Task details
Leave out the pictures and copy everything else below exactly.

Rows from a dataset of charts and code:
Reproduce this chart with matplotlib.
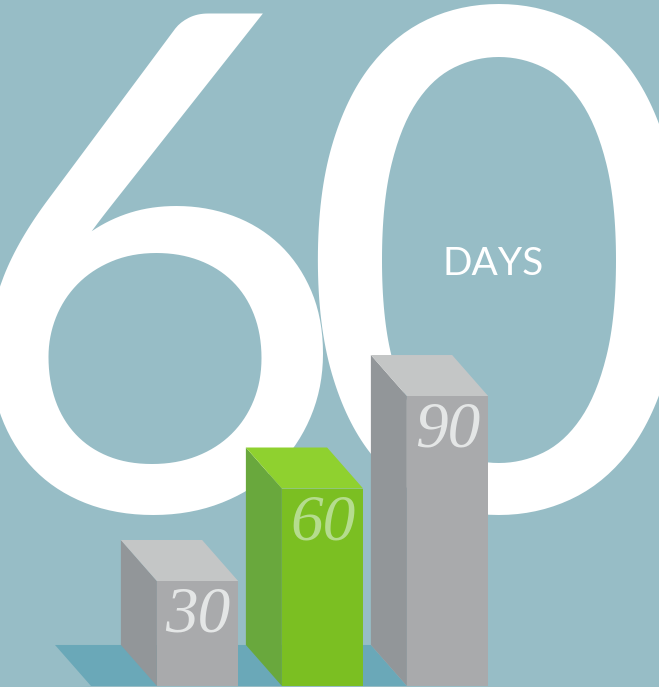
import matplotlib
matplotlib.use('Agg')
import matplotlib.pyplot as plt
import matplotlib.patches as mpatches

# ── data ──
labels = ['30', '60', '90']
values = [30, 60, 90]
positions = [0, 1, 2]

C = {
    'bg':        '#97bdc6',
    'floor':     '#6aa8b8',
    'big':       '#ffffff',
    'gray_top':  '#c4c6c6',
    'gray_side': '#929699',
    'gray_front':'#a9aaac',
    'gray_txt':  '#e4e6e6',
    'grn_top':   '#8fd12f',
    'grn_side':  '#69a83d',
    'grn_front': '#7bbf22',
    'grn_txt':   '#b5dc8e',
}
face_colors = [
    (C['gray_front'], C['gray_side'], C['gray_top'], C['gray_txt']),
    (C['grn_front'], C['grn_side'], C['grn_top'], C['grn_txt']),
    (C['gray_front'], C['gray_side'], C['gray_top'], C['gray_txt']),
]

W, H = 659, 687
fig = plt.figure(figsize=(W / 100, H / 100), dpi=100)
fig.patch.set_facecolor(C['bg'])
ax = fig.add_axes([0, 0, 1, 1])
ax.set_facecolor(C['bg'])
ax.set_xlim(-1.58, 3.692)
ax.set_ylim(-4.38, 218.45)
ax.axis('off')

base = -4.05       # floor line (front)
bw = 0.65          # bar width
dx, dy = 0.288, 13.3   # 3D depth offset (back is up-left)


def px(x, y):
    return x / W, 1 - y / H


# ── big "60" + DAYS ──
ax.text(*px(152, 509), '6', transform=fig.transFigure, ha='center', va='baseline',
        fontsize=498, color=C['big'], family='Lato', zorder=1)
ax.text(*px(498, 510), '0', transform=fig.transFigure, ha='center', va='baseline',
        fontsize=502, color=C['big'], family='Lato', zorder=1)
ax.text(*px(443, 275), 'DAYS', transform=fig.transFigure, ha='left', va='baseline',
        fontsize=28, color=C['big'], family='Lato', zorder=1)

# ── floor ──
fl = positions[0] - 0.852
fr = positions[-1] - bw / 2
ax.add_patch(mpatches.Polygon([(fl, base), (fr, base), (fr - dx, base + dy), (fl - dx, base + dy)],
                              closed=True, facecolor=C['floor'], edgecolor='none', zorder=2))

# ── bars ──
for i, (x, v, lab) in enumerate(zip(positions, values, labels)):
    front, side, top, txt = face_colors[i]
    z = 3 + i
    ax.bar(x, v - base, bottom=base, width=bw, color=front, edgecolor='none', zorder=z)
    l, r = x - bw / 2, x + bw / 2
    ax.add_patch(mpatches.Polygon([(l, base), (l, v), (l - dx, v + dy), (l - dx, base + dy)],
                                  closed=True, facecolor=side, edgecolor='none', zorder=z))
    ax.add_patch(mpatches.Polygon([(l, v), (r, v), (r - dx, v + dy), (l - dx, v + dy)],
                                  closed=True, facecolor=top, edgecolor='none', zorder=z))
    ax.text(x, v - 16.5, lab, ha='center', va='baseline', fontsize=47,
            family='Liberation Serif', style='italic', color=txt, zorder=z + 0.5)

fig.savefig('out.png', dpi=100, facecolor=C['bg'])
plt.close()
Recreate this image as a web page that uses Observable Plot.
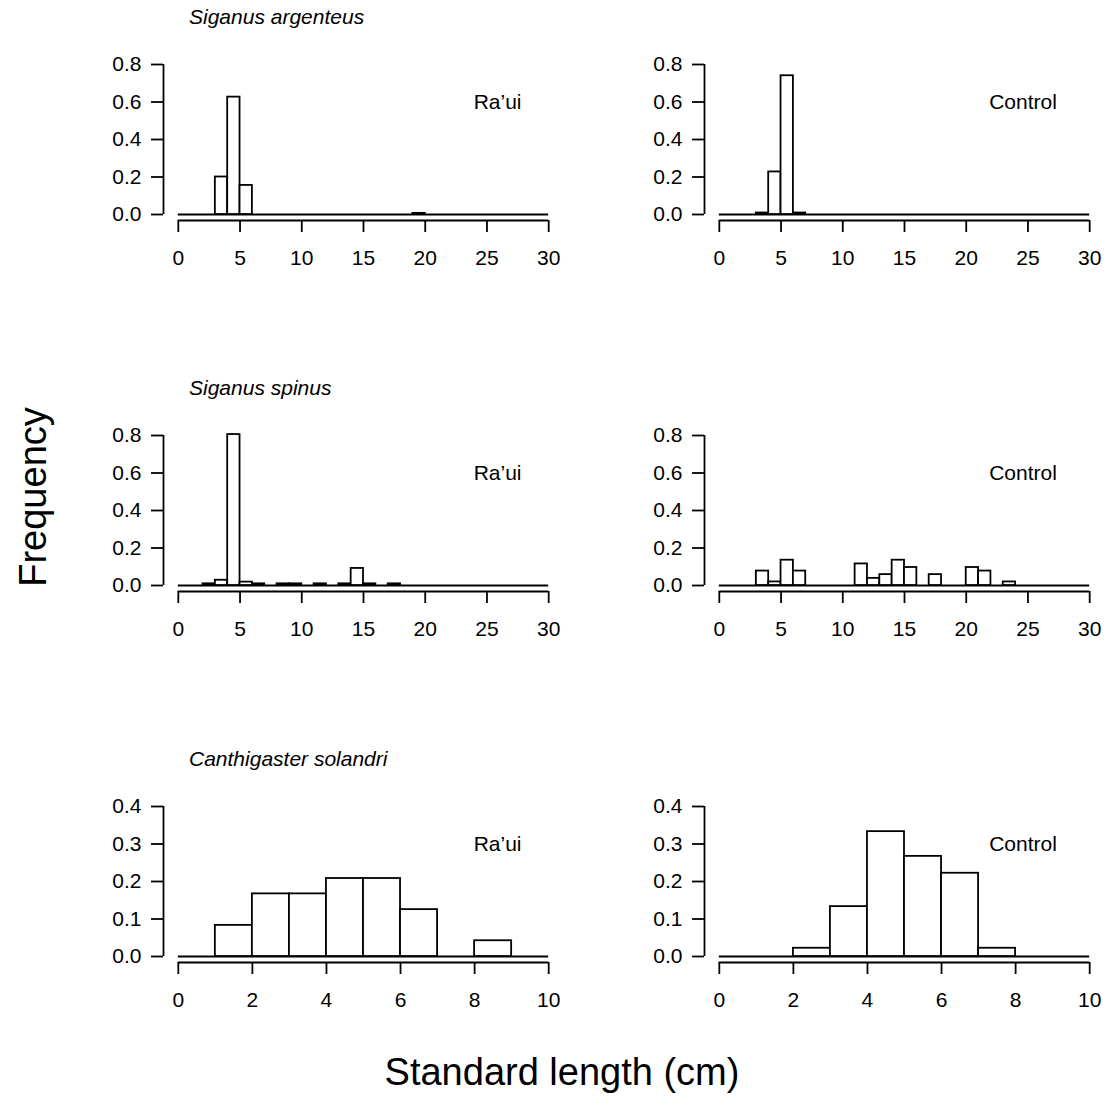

Correct output
Reproduce this chart with matplotlib.
import matplotlib
matplotlib.use('Agg')
import matplotlib.pyplot as plt
import matplotlib.patches as mpatches

# ── data ──
labels = ['30', '60', '90']
values = [30, 60, 90]
positions = [0, 1, 2]

C = {
    'bg':        '#97bdc6',
    'floor':     '#6aa8b8',
    'big':       '#ffffff',
    'gray_top':  '#c4c6c6',
    'gray_side': '#929699',
    'gray_front':'#a9aaac',
    'gray_txt':  '#e4e6e6',
    'grn_top':   '#8fd12f',
    'grn_side':  '#69a83d',
    'grn_front': '#7bbf22',
    'grn_txt':   '#b5dc8e',
}
face_colors = [
    (C['gray_front'], C['gray_side'], C['gray_top'], C['gray_txt']),
    (C['grn_front'], C['grn_side'], C['grn_top'], C['grn_txt']),
    (C['gray_front'], C['gray_side'], C['gray_top'], C['gray_txt']),
]

W, H = 659, 687
fig = plt.figure(figsize=(W / 100, H / 100), dpi=100)
fig.patch.set_facecolor(C['bg'])
ax = fig.add_axes([0, 0, 1, 1])
ax.set_facecolor(C['bg'])
ax.set_xlim(-1.58, 3.692)
ax.set_ylim(-4.38, 218.45)
ax.axis('off')

base = -4.05       # floor line (front)
bw = 0.65          # bar width
dx, dy = 0.288, 13.3   # 3D depth offset (back is up-left)


def px(x, y):
    return x / W, 1 - y / H


# ── big "60" + DAYS ──
ax.text(*px(152, 509), '6', transform=fig.transFigure, ha='center', va='baseline',
        fontsize=498, color=C['big'], family='Lato', zorder=1)
ax.text(*px(498, 510), '0', transform=fig.transFigure, ha='center', va='baseline',
        fontsize=502, color=C['big'], family='Lato', zorder=1)
ax.text(*px(443, 275), 'DAYS', transform=fig.transFigure, ha='left', va='baseline',
        fontsize=28, color=C['big'], family='Lato', zorder=1)

# ── floor ──
fl = positions[0] - 0.852
fr = positions[-1] - bw / 2
ax.add_patch(mpatches.Polygon([(fl, base), (fr, base), (fr - dx, base + dy), (fl - dx, base + dy)],
                              closed=True, facecolor=C['floor'], edgecolor='none', zorder=2))

# ── bars ──
for i, (x, v, lab) in enumerate(zip(positions, values, labels)):
    front, side, top, txt = face_colors[i]
    z = 3 + i
    ax.bar(x, v - base, bottom=base, width=bw, color=front, edgecolor='none', zorder=z)
    l, r = x - bw / 2, x + bw / 2
    ax.add_patch(mpatches.Polygon([(l, base), (l, v), (l - dx, v + dy), (l - dx, base + dy)],
                                  closed=True, facecolor=side, edgecolor='none', zorder=z))
    ax.add_patch(mpatches.Polygon([(l, v), (r, v), (r - dx, v + dy), (l - dx, v + dy)],
                                  closed=True, facecolor=top, edgecolor='none', zorder=z))
    ax.text(x, v - 16.5, lab, ha='center', va='baseline', fontsize=47,
            family='Liberation Serif', style='italic', color=txt, zorder=z + 0.5)

fig.savefig('out.png', dpi=100, facecolor=C['bg'])
plt.close()
Recreate this image as a web page that uses Observable Plot.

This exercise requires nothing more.